__Data__:
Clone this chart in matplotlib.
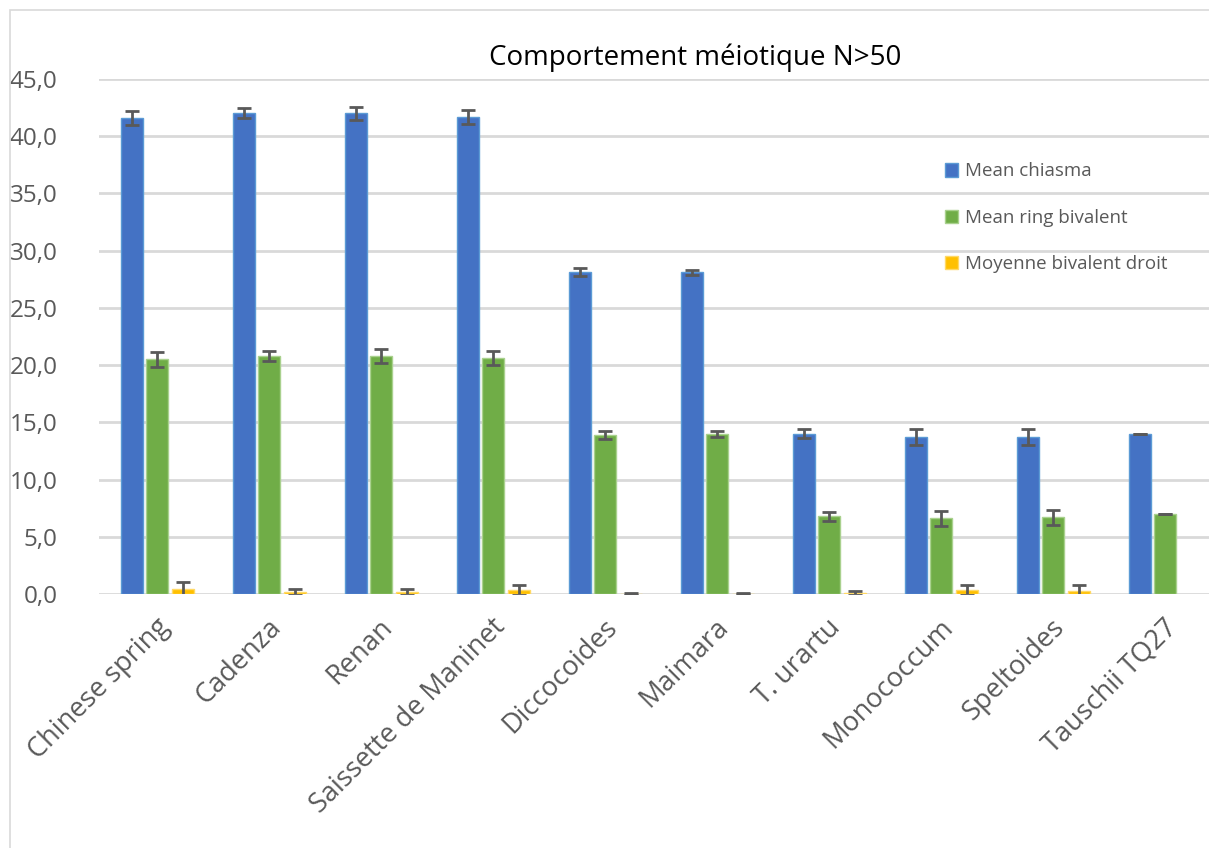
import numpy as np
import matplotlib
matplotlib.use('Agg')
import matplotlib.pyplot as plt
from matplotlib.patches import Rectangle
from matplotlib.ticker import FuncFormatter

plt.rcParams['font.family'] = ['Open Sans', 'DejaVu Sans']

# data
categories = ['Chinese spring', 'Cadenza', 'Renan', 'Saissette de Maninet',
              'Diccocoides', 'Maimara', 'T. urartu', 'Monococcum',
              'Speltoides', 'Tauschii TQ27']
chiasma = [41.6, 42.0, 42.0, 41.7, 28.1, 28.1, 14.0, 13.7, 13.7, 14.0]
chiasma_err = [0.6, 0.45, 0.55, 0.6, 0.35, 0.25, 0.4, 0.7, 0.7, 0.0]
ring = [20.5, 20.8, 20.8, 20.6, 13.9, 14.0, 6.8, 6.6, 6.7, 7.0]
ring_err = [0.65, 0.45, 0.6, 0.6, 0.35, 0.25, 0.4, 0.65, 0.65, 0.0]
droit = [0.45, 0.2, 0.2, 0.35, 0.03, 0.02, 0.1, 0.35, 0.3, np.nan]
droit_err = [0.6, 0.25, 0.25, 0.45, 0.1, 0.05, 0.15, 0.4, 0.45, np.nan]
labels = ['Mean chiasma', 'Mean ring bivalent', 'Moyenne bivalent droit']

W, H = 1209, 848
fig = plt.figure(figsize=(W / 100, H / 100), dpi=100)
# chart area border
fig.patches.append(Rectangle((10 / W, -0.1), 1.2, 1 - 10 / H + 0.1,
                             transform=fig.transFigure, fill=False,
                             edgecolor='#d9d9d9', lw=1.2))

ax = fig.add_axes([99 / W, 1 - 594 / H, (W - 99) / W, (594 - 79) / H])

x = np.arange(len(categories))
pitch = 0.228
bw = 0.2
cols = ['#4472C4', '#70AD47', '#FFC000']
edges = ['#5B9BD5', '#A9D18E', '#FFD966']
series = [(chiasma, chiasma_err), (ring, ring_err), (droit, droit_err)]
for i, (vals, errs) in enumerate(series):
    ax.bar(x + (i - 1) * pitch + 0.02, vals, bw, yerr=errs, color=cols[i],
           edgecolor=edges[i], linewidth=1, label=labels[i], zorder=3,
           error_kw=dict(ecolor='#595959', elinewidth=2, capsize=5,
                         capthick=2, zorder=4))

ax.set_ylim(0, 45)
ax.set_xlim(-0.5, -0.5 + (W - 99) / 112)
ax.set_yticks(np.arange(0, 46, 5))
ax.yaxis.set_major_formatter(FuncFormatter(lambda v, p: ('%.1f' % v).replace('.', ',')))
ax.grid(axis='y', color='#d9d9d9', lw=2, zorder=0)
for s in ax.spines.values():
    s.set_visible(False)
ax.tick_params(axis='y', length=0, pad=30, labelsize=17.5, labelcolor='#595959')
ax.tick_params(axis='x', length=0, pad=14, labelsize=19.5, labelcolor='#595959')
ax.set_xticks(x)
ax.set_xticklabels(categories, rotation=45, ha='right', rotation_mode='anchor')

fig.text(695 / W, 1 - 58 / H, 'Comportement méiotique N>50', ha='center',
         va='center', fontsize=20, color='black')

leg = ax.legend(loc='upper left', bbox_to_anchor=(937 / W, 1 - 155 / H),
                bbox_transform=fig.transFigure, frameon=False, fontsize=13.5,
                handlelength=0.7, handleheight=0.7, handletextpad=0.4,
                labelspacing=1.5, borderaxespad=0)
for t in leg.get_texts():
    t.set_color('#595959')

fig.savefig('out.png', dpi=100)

__Written request__: Report the number of lines above that contain the word "matplotlib", and only that number.

__Written response__: 6